Anyway, let’s get to the heart of what Shaeffer is trying to say (and thereby saving you the trouble of reading all of this):

Into the all or nothing culture wars, and the all or nothing wars between the so-called New Atheists and religion the election of President elect Obama reintroduces nuance. President elect Obama’s ability to believe in Jesus, yet question, is going to rescue American religion in general and Christianity in particular, from the extremes. 

There is no way to understand President elect Obama’s victory as anything less than the start of not just a monumental political change but a spiritual revolution as well.


 
There is another message in the Maher/New Atheist oeuvre: everyone must think in categories stripped of allegory. Forget the idea that perhaps one may hold two contradictory ideas at the same time, say that none of the stories in the Bible happened as written, but that they are true in more subtle ways than mere historicity, or that we’re nothing but jumped up chimps, but are also connecting to a deeper reality when we say, “the Lord is my shepherd” and hope that he is.

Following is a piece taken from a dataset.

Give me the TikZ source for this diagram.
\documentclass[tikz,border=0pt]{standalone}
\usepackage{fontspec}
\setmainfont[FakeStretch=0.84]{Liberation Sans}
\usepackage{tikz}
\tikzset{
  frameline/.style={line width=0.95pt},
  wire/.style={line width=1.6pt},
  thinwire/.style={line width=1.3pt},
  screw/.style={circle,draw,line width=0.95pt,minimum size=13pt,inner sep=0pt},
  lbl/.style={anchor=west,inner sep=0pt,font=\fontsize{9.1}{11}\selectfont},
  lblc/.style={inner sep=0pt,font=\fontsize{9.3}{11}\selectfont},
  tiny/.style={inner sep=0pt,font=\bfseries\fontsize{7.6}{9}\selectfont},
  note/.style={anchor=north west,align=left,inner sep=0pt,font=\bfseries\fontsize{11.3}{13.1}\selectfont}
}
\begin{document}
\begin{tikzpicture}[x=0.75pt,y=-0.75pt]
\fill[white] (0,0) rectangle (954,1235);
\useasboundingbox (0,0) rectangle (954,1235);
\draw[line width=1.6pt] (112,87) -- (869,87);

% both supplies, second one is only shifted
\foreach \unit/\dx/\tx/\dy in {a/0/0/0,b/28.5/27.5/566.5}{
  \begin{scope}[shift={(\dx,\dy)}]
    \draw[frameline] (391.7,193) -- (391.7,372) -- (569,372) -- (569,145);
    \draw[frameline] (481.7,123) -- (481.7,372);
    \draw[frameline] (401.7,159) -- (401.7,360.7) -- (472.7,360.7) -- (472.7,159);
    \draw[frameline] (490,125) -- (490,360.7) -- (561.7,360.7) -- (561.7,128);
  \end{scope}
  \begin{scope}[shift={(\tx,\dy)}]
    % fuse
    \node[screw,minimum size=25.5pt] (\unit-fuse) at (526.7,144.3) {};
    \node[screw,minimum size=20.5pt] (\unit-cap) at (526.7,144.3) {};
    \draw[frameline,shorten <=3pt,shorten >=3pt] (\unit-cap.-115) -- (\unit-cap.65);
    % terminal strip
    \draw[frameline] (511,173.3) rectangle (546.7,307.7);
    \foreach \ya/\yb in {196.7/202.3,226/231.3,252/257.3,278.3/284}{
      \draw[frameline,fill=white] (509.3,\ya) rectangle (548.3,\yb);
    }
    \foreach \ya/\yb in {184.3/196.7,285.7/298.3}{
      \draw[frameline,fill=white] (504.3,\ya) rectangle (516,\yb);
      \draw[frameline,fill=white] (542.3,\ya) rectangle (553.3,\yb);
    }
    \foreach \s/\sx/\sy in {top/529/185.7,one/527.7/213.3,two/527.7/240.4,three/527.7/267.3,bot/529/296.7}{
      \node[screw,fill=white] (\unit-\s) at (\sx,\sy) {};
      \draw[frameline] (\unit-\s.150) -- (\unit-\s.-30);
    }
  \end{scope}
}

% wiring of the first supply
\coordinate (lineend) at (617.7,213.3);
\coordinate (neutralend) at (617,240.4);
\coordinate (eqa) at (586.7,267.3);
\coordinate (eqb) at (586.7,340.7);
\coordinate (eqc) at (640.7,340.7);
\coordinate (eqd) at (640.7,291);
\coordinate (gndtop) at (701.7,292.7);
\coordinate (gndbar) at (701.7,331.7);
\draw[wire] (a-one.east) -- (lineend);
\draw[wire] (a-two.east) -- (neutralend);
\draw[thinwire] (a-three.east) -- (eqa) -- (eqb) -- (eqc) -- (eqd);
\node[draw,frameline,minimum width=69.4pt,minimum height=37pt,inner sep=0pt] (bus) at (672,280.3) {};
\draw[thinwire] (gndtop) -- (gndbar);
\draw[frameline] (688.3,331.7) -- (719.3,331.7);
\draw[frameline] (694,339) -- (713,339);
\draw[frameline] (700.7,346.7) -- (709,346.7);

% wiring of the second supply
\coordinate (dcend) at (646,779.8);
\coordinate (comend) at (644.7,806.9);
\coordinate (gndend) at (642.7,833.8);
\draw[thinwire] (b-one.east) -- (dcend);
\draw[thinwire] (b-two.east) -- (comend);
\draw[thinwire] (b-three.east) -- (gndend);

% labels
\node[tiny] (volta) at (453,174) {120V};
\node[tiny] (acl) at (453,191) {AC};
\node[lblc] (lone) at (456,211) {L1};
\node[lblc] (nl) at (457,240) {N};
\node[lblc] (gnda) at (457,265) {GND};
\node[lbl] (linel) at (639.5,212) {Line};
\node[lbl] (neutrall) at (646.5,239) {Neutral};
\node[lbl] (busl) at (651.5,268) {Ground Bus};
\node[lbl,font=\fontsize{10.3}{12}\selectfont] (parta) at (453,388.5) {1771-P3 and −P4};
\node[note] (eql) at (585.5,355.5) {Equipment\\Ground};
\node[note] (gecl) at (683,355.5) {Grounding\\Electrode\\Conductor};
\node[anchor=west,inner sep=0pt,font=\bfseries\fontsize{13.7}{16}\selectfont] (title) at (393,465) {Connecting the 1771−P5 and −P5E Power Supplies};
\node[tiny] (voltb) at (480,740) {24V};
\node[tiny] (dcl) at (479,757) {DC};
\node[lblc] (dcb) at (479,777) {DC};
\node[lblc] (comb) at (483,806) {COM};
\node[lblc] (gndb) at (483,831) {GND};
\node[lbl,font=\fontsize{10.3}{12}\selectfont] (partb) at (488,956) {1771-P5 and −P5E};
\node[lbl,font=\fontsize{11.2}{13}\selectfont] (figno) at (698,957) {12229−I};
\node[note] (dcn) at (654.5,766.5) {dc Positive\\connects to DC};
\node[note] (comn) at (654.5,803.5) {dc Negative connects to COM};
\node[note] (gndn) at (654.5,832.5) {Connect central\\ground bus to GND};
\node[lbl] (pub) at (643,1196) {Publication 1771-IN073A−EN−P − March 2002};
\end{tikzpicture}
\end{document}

The New Atheists don’t seem to “get” grown up allegory any more than the fundamentalists of the Religious Right do, let alone literary imagination. And both the Religious right and the New Atheists also seems oblivious to serious religious thinkers from Confucius to the Sufi poets, from Reinhold Niebur to one of Reinhold Niebuhr’s biggest fans; President elect Obama.

And President elect Obama has a generous enough spirit and a large enough intellect so that he can do with his spiritual life, what the Religious Right and the New Atheists have not done: understand that there is no shame in embracing paradox.

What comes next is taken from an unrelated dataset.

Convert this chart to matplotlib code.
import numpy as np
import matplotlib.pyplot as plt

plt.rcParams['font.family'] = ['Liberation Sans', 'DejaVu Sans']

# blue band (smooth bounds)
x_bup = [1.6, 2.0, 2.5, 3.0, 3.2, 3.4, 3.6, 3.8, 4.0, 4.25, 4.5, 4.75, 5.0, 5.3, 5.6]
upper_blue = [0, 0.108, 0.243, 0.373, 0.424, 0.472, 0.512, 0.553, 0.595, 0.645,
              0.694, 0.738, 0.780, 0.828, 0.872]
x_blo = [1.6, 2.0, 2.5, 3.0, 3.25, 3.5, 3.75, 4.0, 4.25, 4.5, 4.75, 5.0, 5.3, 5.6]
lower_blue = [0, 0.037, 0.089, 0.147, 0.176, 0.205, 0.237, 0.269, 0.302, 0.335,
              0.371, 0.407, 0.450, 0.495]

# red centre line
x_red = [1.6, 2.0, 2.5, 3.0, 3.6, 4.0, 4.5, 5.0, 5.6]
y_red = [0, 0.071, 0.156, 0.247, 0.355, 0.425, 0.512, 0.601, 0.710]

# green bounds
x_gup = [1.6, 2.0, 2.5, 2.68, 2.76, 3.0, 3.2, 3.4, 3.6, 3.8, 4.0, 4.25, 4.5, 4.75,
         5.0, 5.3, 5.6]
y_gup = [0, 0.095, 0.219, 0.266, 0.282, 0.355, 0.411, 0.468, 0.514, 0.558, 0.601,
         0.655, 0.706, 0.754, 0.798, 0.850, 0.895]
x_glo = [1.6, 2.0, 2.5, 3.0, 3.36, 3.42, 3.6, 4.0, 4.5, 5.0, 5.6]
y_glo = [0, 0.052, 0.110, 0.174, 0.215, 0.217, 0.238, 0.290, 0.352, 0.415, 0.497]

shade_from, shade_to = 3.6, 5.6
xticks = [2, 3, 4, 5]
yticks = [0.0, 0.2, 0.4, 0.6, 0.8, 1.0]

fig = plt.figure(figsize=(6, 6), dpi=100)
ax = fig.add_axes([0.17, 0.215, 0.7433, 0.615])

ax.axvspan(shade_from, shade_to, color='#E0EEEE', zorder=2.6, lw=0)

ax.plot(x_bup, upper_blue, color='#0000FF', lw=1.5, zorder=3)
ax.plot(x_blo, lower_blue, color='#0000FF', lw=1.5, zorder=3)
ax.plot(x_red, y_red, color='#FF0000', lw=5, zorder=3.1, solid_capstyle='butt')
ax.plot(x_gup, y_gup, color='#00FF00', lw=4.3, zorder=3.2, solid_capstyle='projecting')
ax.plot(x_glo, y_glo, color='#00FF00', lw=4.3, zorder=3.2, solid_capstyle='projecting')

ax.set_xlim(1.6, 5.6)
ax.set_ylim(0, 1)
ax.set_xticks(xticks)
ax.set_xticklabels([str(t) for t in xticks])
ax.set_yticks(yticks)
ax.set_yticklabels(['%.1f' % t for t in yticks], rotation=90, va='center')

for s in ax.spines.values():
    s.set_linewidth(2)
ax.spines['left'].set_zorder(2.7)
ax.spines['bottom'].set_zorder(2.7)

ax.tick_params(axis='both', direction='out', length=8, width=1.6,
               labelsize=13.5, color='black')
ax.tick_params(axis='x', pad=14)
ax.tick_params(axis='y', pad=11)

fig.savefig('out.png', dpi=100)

President Obama is about to make reasoned faith fashionable again. It’s about time.

From what I can understand, Schaeffer’s understanding of “reasonable faith” embraces allegory, literary imagination, and even paradox. There is a lot that could be said in response to this. For example, he never once states what it is, exactly, that he believes given his “nuance.” However, I think that the following response left by “A Thinking BUM” hits the nail directly on the head, so I am going to quote it in full:

So…How many Christians think that their salvation is allegorical? Metaphorical?

Or perhaps they think their personal salvation is literal, but the physical resurrection of Jesus was metaphorical?

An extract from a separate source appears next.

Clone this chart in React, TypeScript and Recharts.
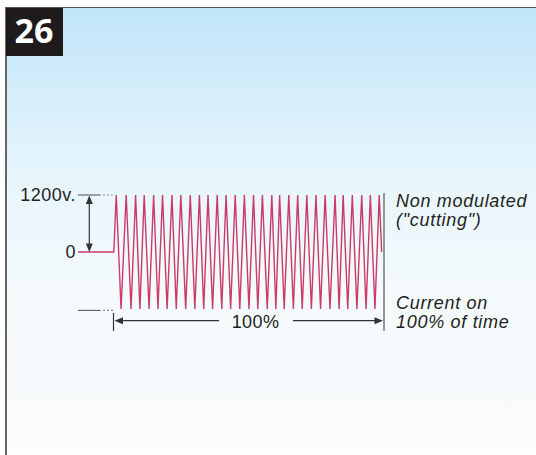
import { LineChart, Line, XAxis, YAxis, ReferenceLine } from "recharts"

// time in % of the "on" window, voltage in volts
const leadIn = [
  { t: -13.3, v: 0 },
  { t: 0, v: 0 },
]
const peakTimes = [
  0.9, 4.6, 8.1, 11.3, 14.8, 18.1, 21.6, 24.9, 28.4, 31.8, 35.0, 38.4, 41.7, 45.1, 48.5,
  51.9, 55.2, 58.7, 61.6, 65.0, 68.3, 71.7, 75.1, 78.5, 82.2, 85.2, 88.6, 92.1, 95.3, 98.6,
]
const troughTimes = [
  2.7, 6.4, 9.7, 13.1, 16.4, 19.8, 23.2, 26.7, 30.1, 33.4, 36.7, 40.1, 43.4, 46.8, 50.2,
  53.5, 57.0, 60.2, 63.3, 66.7, 70.0, 73.4, 76.8, 80.3, 83.7, 86.9, 90.3, 93.7, 97.0,
]
const peakVolts = 1200
const troughVolts = -1200
const tailOut = [{ t: 99.5, v: 0 }]

const voltTicks = [0, 1200]
const tickLabels: Record<number, string> = { 0: "0", 1200: "1200v." }

const wave = [
  ...leadIn,
  ...peakTimes.flatMap((t, i) =>
    i < troughTimes.length
      ? [{ t, v: peakVolts }, { t: troughTimes[i], v: troughVolts }]
      : [{ t, v: peakVolts }]
  ),
  ...tailOut,
]

const ink = "#231f20"
const sans = "'Liberation Sans', Arial, sans-serif"

export default function App() {
  return (
    <div style={{ position: "absolute", left: 0, top: 0, width: 536, height: 455, overflow: "hidden", background: "#fff" }}>
      <div
        style={{
          position: "absolute",
          left: 5,
          top: 7,
          width: 536,
          height: 455,
          borderTop: "1.5px solid #555",
          borderLeft: "2px solid #666",
          background: "linear-gradient(180deg, #c0e5f8 0%, #d6eefa 20%, #e9f6fc 40%, #f3f9fc 60%, #f8fbfc 85%, #fcfdfd 100%)",
        }}
      />
      <div style={{ position: "absolute", left: 0, top: 0 }}>
        <LineChart width={536} height={455} data={wave} margin={{ top: 195, right: 153, bottom: 146, left: 0 }}>
          <XAxis type="number" dataKey="t" domain={[-13.3, 100]} hide />
          <YAxis
            type="number"
            domain={[troughVolts, peakVolts]}
            ticks={voltTicks}
            width={78}
            axisLine={false}
            tickLine={false}
            tickSize={0}
            tickMargin={2}
            interval={0}
            tickFormatter={(v: number) => tickLabels[v] ?? ""}
            tick={{ fill: ink, fontSize: 18, fontFamily: sans, letterSpacing: 0.5 }}
          />
          <ReferenceLine segment={[{ x: -13.3, y: 1200 }, { x: -4.9, y: 1200 }]} stroke="#666" strokeWidth={1.2} />
          <ReferenceLine segment={[{ x: -3.9, y: 1200 }, { x: -0.4, y: 1200 }]} stroke="#666" strokeWidth={1.2} strokeDasharray="1.5 2.5" />
          <ReferenceLine segment={[{ x: -13.3, y: -1230 }, { x: -4.9, y: -1230 }]} stroke="#666" strokeWidth={1.2} ifOverflow="visible" />
          <ReferenceLine segment={[{ x: -3.9, y: -1230 }, { x: -0.4, y: -1230 }]} stroke="#666" strokeWidth={1.2} strokeDasharray="1.5 2.5" ifOverflow="visible" />
          <Line
            type="linear"
            dataKey="v"
            stroke="#cc3b64"
            strokeWidth={1.4}
            dot={false}
            isAnimationActive={false}
          />
        </LineChart>
      </div>
      <svg width={536} height={455} style={{ position: "absolute", left: 0, top: 0, pointerEvents: "none" }}>
        {/* badge */}
        <rect x={6} y={8} width={57} height={48} fill="#1f1b1c" />
        <text x={34} y={43} textAnchor="middle" fill="#fff" fontSize={34} fontWeight={700} fontFamily="'Open Sans', sans-serif">
          26
        </text>
        {/* amplitude arrow */}
        <line x1={89.3} y1={200} x2={89.3} y2={248} stroke="#333" strokeWidth={1.2} />
        <polygon points="89.3,195.5 85.8,204 92.8,204" fill="#333" />
        <polygon points="89.3,252 85.8,243.5 92.8,243.5" fill="#333" />
        {/* 100% span */}
        <line x1={113.5} y1={313} x2={113.5} y2={331} stroke="#333" strokeWidth={1.2} />
        <line x1={384} y1={193} x2={384} y2={331} stroke="#777" strokeWidth={1.5} />
        <line x1={118} y1={320.7} x2={219} y2={320.7} stroke="#333" strokeWidth={1.2} />
        <polygon points="114.5,320.7 123,317.2 123,324.2" fill="#333" />
        <line x1={293} y1={320.7} x2={378} y2={320.7} stroke="#333" strokeWidth={1.2} />
        <polygon points="383,320.7 374.5,317.2 374.5,324.2" fill="#333" />
        <text x={255.5} y={328} textAnchor="middle" fill={ink} fontSize={18} fontFamily={sans} letterSpacing={0.4}>
          100%
        </text>
        {/* notes */}
        <g fill={ink} fontSize={18} fontStyle="italic" fontFamily={sans} letterSpacing={0.7}>
          <text x={396} y={207}>Non modulated</text>
          <text x={396} y={226}>("cutting")</text>
          <text x={396} y={309}>Current on</text>
          <text x={396} y={328}>100% of time</text>
        </g>
      </svg>
    </div>
  )
}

I haven’t met many people who actually think that they are going to “actual, literal” heaven because of the allegorical resurrection of Jesus. 

When people talk in vagaries — “literal interpretation is silly; the higher approach is to take a nuanced, metaphorical/allegorical interpretation” — without writing down a single specific belief that would demonstrate exactly what this means, I get fairly skeptical. I really want them to actually write a full example of what such a nuanced person believes. Because I don’t think that even the writer of this article would be able to write it down: what is allegorical, what’s metaphorical, what’s literal, and how did you choose?

Noah’s flood gets marked under “literary imagination” because it’s just plain silly…
Jesus’ being born of a virgin — metaphorical because… well, it’s just plain silly…
Jesus dying and coming back to life again 3 days later… that happened because… ??? 
How is any miracle in the Bible more or less silly than another? 

And if they’re all equally silly — and you admit this — what do you believe if you maintain that you’re a Christian?

Supposedly such wishy-washiness represents not only a more reasoned faith but a more sophisticated one. It is difficult to understand why. Rather, it instead appears to be confused, uncertain, and devoid of any real meaning for anyone interested in, say, reality.